I'm not going to get into how much protein do we need. The 1g to 1lb of body weight is a pretty grounded heuristic for two reasons:
  • it's very difficult to go toxic on protein (discussed here), so potentially overeating protein in the mix of other nutrients  is likely ok if one's going to err on a given macronutrient.
  • but, lets remember that overeating ANY food pushing into caloric surplus means what's not needed goes to fat.
For more, also checking out Brad Pilon of Eat Stop Eat on protein research (for muscle building) is a very interesting read.
    The point of this piece is less about hypertrophy - of which we know so little - and more to share or to raise awareness that muscle building for our body is just one job that protein has to support in the organisms that are us. For me, kinda puts muscle building in perspective and no wonder we know so little about it, since it's a part of such an integrated protein dance.

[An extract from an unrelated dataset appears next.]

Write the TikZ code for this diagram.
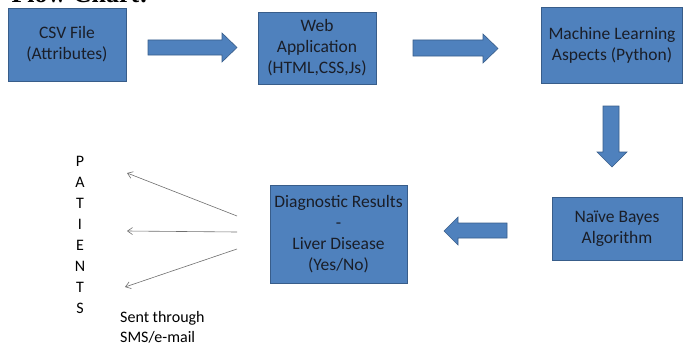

    News note: I understand b2d buddy Mike T Nelson is doing a chapter of a book on Protein with Lonnie Lowery (of a neat theory on the Pump, discussed here)  - so will look forward to that.

    In the meantime, i sing the body electric may well be replaced with i sing the protein electric, from the smallest signal to cell to the building of that cell, protein is involved. How 'bout that?

    Beyond the links in this post, the Essentials of Sport and Exercise Nurtition (certification manual) by Berardi and Andrews along with  Exercise Physiology and Advanced Nutritionhelped inform this presentation. Any errors in presentation are mine.